Evelyne de la Chenelière et Jérémie Niel / La concordance des temps : L'insoutenable étrangeté du monde
Scène

Evelyne de la Chenelière et Jérémie Niel / La concordance des temps : L’insoutenable étrangeté du monde

C’est un roman singulier, narré par deux personnages dont les identités se confondent et se conjuguent dans une confusion du temps et de l’espace. La concordance des temps, d’Evelyne de la Chenelière, est porté à la scène par le brillant Jérémie Niel.

Il n’y a pas metteur en scène plus approprié pour donner une forme scénique à ce roman atypique et plein d’incertitudes. L’errance, le doute, le vertige, sont les territoires de prédilection de Jérémie Niel, et il les matérialise toujours délicatement, donnant à entendre et à voir l’intériorité de ses personnages par de subtiles amplifications sonores tout en aménageant de nombreux espaces de silence. Dans La concordance des temps, Pierre et Nicole forment un couple de chair et d’esprit, terminant les phrases de l’autre comme si elles étaient leurs. Ils se préparent à rompre en réfléchissant à haute voix à l’étrangeté qui les habite, à leur profonde inadéquation au monde. Niel, maître des ambiances contemplatives et architecte d’un travail sonore sophistiqué (apte à rendre tangibles les mystères de l’âme), est tout désigné pour cette atypique matière romanesque. Il dirige sur scène Evelyne de la Chenelière elle-même, ainsi que James Hyndman

Il est question de langue: une langue qu’ils parlent sans qu’elle n’arrive à exprimer ce qu’ils pensent, une langue à travers laquelle on ne peut se dévoiler authentiquement. Les insuffisances de la langue sont, pour Pierre et Nicole, à l’image de leur incapacité à ressentir le monde, à tâter l’existence.

Jérémie Niel: «Evelyne dit cette incapacité de maîtriser la langue, mais elle le dit avec des mots très beaux. On a travaillé le rapport qu’on peut entretenir, en tant que créateur de théâtre, à la parole et aux mots, on essaie d’aborder les mots de plusieurs manières différentes. Avec des textures radicalement différentes. On passe de la littérature pure (en assumant vraiment le fait que ce soit un texte appris) jusqu’à une forme d’improvisation dans un rapport spontané et libre aux mots. C’est comme si les personnages essayaient de nommer le monde de différentes manières, pour se l’approprier.»

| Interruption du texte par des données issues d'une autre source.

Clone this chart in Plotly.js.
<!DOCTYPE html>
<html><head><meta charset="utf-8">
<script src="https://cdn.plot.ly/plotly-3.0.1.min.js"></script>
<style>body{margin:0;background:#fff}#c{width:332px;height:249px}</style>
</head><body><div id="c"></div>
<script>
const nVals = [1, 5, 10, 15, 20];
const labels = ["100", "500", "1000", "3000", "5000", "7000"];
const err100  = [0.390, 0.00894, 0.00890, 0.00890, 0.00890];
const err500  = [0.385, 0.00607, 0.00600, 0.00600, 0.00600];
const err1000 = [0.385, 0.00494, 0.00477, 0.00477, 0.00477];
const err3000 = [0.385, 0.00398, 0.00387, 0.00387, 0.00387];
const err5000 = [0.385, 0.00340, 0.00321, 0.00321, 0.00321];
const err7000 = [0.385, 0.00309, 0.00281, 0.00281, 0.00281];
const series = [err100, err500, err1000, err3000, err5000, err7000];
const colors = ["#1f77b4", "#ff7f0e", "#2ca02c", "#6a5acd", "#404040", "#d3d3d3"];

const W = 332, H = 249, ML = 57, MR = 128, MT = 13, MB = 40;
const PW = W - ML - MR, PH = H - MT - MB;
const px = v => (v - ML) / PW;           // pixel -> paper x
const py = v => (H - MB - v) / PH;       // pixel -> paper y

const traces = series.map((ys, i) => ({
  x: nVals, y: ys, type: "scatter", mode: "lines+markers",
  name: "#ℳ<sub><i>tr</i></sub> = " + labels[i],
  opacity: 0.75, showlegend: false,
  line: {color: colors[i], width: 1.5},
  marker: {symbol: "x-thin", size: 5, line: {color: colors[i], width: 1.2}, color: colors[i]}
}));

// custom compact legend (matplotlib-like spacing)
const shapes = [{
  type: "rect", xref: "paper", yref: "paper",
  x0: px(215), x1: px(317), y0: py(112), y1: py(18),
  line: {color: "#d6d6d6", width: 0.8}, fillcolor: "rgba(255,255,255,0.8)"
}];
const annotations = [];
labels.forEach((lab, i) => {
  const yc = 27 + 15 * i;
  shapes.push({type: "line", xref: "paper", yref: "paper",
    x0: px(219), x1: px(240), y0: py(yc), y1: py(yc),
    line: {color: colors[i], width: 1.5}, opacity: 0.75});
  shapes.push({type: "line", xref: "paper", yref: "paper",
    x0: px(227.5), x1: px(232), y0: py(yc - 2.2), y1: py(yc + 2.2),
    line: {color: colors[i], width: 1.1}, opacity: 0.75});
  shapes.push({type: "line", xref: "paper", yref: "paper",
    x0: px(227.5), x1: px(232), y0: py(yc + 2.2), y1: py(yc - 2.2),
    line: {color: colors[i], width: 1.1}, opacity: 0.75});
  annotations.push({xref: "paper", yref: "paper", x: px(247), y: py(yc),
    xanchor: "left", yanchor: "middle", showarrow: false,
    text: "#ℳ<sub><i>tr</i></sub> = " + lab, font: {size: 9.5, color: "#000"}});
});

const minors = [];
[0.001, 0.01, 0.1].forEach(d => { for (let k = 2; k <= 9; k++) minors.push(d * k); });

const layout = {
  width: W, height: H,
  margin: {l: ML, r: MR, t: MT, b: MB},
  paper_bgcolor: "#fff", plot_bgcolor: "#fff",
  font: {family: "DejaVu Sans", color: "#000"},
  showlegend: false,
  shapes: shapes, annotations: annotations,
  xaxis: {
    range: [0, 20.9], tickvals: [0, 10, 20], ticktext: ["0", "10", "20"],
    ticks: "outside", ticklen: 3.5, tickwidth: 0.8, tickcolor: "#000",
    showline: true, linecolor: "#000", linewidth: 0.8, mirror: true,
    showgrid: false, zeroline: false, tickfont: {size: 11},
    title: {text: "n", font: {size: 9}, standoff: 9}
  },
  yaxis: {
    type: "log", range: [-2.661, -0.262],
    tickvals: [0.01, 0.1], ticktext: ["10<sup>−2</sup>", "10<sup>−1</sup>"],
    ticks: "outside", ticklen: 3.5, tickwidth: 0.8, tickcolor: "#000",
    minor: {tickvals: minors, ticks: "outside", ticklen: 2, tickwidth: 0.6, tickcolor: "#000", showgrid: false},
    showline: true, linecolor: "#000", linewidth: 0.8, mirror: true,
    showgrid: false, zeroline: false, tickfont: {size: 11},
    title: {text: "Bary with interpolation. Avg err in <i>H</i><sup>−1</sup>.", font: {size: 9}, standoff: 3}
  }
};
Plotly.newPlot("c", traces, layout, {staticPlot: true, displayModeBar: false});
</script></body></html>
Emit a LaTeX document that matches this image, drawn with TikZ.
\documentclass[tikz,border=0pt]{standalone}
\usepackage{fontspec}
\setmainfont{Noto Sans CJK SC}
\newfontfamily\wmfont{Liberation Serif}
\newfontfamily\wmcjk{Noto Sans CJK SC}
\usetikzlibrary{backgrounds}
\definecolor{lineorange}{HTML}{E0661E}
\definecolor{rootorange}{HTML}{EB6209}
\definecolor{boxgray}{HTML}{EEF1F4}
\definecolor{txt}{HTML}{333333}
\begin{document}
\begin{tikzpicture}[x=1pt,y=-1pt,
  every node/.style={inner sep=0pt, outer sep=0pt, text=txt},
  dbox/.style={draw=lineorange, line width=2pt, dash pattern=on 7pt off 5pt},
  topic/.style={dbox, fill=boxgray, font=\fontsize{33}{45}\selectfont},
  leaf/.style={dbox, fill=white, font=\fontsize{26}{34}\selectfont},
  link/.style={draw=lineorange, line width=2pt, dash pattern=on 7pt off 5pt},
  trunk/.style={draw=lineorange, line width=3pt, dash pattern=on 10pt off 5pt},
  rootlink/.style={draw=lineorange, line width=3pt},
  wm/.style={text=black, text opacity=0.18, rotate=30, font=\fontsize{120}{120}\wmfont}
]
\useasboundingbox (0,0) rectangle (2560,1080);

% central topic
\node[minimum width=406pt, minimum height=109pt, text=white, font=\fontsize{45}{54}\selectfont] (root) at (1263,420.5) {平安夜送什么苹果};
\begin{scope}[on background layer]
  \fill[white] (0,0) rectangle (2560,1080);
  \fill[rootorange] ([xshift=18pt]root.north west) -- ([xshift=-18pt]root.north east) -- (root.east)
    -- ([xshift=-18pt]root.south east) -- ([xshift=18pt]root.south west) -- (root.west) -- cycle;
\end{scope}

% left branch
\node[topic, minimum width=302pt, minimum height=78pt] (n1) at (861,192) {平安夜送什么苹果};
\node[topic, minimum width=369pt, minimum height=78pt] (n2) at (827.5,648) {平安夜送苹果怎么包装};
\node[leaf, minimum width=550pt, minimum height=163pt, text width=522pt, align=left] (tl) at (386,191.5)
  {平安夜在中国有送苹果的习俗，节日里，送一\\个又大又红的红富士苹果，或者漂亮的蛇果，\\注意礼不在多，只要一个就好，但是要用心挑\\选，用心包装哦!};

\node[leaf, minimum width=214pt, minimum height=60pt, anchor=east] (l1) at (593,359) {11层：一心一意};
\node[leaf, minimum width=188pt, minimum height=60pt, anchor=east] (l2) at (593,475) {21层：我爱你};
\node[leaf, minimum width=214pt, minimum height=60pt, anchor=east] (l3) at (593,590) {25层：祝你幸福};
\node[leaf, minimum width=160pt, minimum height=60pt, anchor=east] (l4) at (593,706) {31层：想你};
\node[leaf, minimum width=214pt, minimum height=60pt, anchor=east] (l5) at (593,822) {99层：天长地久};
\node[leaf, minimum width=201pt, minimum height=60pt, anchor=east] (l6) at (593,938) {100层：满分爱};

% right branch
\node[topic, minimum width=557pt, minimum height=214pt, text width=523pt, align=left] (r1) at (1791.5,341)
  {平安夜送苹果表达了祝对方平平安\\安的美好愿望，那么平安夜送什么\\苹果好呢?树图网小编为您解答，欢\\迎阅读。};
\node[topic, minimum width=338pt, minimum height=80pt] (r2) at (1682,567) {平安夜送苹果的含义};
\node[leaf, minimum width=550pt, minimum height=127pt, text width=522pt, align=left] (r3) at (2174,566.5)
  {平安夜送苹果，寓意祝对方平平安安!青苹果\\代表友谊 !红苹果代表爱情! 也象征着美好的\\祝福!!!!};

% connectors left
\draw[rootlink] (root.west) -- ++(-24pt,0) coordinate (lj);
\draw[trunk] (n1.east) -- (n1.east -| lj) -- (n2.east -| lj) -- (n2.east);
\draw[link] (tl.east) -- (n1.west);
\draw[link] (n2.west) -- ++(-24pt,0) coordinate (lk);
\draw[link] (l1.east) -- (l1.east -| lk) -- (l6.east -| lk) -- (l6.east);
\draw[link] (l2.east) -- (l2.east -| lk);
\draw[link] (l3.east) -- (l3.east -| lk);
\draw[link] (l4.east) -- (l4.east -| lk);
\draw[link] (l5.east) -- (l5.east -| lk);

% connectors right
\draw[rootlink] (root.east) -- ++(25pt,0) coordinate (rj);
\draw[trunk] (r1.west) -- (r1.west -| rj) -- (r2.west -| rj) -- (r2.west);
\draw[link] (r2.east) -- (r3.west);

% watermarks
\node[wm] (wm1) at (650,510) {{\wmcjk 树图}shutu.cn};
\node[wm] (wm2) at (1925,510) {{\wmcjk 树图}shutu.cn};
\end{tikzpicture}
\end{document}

Le metteur en scène de Cendres et Tentatives, pour ne nommer que deux de ses marquants spectacles, approfondit aussi un travail sonore qui, dans son œuvre, est toujours en mouvance. Le roman d’Evelyne de la Chenelière est construit par glissements narratifs: on ne sait pas toujours qui, de Pierre ou Nicole, est en train de prendre parole. Leur fusion mentale est telle que le lecteur n’arrive pas toujours à les départager. Et cette forme vertigineuse permet à Niel de nouvelles explorations avec les micros. «Pierre et Nicole, explique-t-il, racontent qu’ils font le même rêve. Il y a une fusion de leurs pensées, comme s’ils pensaient au diapason. Leur relation a quelque chose de quasiment spirituel; il y a une dimension surnaturelle dans leur connexion. C’est ce à quoi on a essayé de faire écho sur scène, tout en mettant en lumière le grand paradoxe qui les unit: ils décident de rompre alors que c’est tellement évident que leur connexion est forte, hors-norme, ultra-sensorielle. Dans notre mise en scène, leurs voix se mélangent à travers un travail sonore sophistiqué. Cette fois je ne travaille pas seulement avec des micros sans fil, il y aura plusieurs textures sonores. On travaille ainsi sur la confusion des genres, sur la confusion des voix.» 

Amant de la littérature malgré sa tendance à faire des spectacles de peu de mots, Niel évoque Camus pour décrire le sentiment d’incertitude qui agite les personnages. «Il y a chez ces personnages une sorte d’étrangeté dans leur rapport à tout ce qui les entoure, dans leur rapport au monde, à leur propre existence, à leurs corps: une incapacité à saisir le monde, à comprendre ce qu’ils y font, à l’habiter. On les voit un peu comme des nouvelles incarnations de Meursault, le personnage de L’Étranger de Camus. Ils sont en dehors du monde. Comme s’ils étaient anesthésiés. On essaie de transposer ça dans un rapport d’indifférence ou d’engourdissement par rapport à leur présence sur scène, par rapport au théâtre. Tout à coup, Pierre et Nicole sont sur une scène de théâtre, et ils ont toujours un doute sur ce qu’ils sont en train de jouer, ils doutent de ce qui est en train de se passer. Un rapport complexe au temps présent de la représentation.»

C’est un roman indéfinissable. Parions que le spectacle le sera tout autant.